How much of our fate is decided before we are born? Which of our characteristics is inscribed in our DNA? Weiner brings us into Benzer's Fly Rooms at the California Institute of Technology, where Benzer, and his asssociates are in the process of finding answers, often astonishing ones, to these questions. Part biography, part thrilling scientific detective story, Time, Love, Memory forcefully demonstrates how Benzer's studies are changing our world view--and even our lives.

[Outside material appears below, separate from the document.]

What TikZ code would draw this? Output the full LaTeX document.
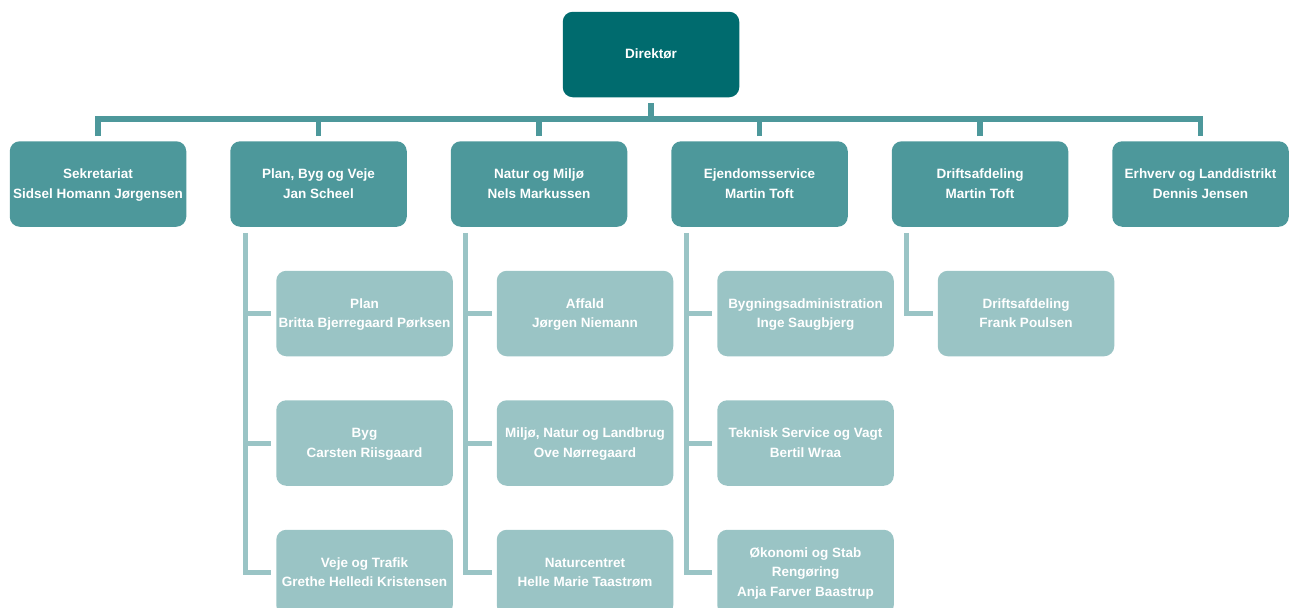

Jonathan Weiner, winner of the Pulitzer Prize for The Beak of the Finch, brings his brilliant reporting skills to the story of Seymour Benzer, the Brooklyn-born maverick scientist whose study of genetics and experiments with fruit fly genes has helped revolutionize or knowledge of the connections between DNA and behavior both animal and human.
PUBLISHERS WEEKLY
From the winner of the 1995 Pulitzer for nonfiction (for The Beak of the Finch) comes a vigorously engrossing scientific biography that brings out from the shadows one of the unsung pioneers of molecular biology: brash, eccentric, Brooklyn-born California Institute of Technology physicist-turned-biologist Seymour Benzer. In 1953--the year Francis Crick and James Watson discovered the structure of DNA--Benzer, then at Purdue, invented a way to use viral DNA to map the interior of a gene. Benzer's mapping techniques would help Crick crack the genetic code in the early 1960s. Forsaking viruses and E. coli bacteria for the fruit fly, in the mid-1960s, Benzer began tracking tiny genetic mutations in scores of generations passing through his contraption--a maze of test-tube tunnels with a light source to which the flies instinctively gravitated. With his wife, neuropathologist Carol Miller, Benzer discovered that the fly brain and the human brain surprisingly share nearly identical genetic sequences. Today their fellow scientists, using mutant fruit flies or mice, attempt to throw light on the genetic coding of memory, learning, courtship, sex assignment, disease and aging. An unresolved question hangs over this enterprise: Will solid links between genes and human behavior ever be established? Weiner answers with a cautious "yes" in this elegantly written scientific detective story told with panache and great lucidity. Benzer, a free spirit with a taste for crashing Hollywood funerals and eating strange food (filet of snake, crocodile tail), may lack the charisma of his Caltech colleague, the late physicist Richard Feynman, but, through Weiner's absorbing presentation, his unorthodox ways in and out of the laboratory will grow on readers. 50 illustrations.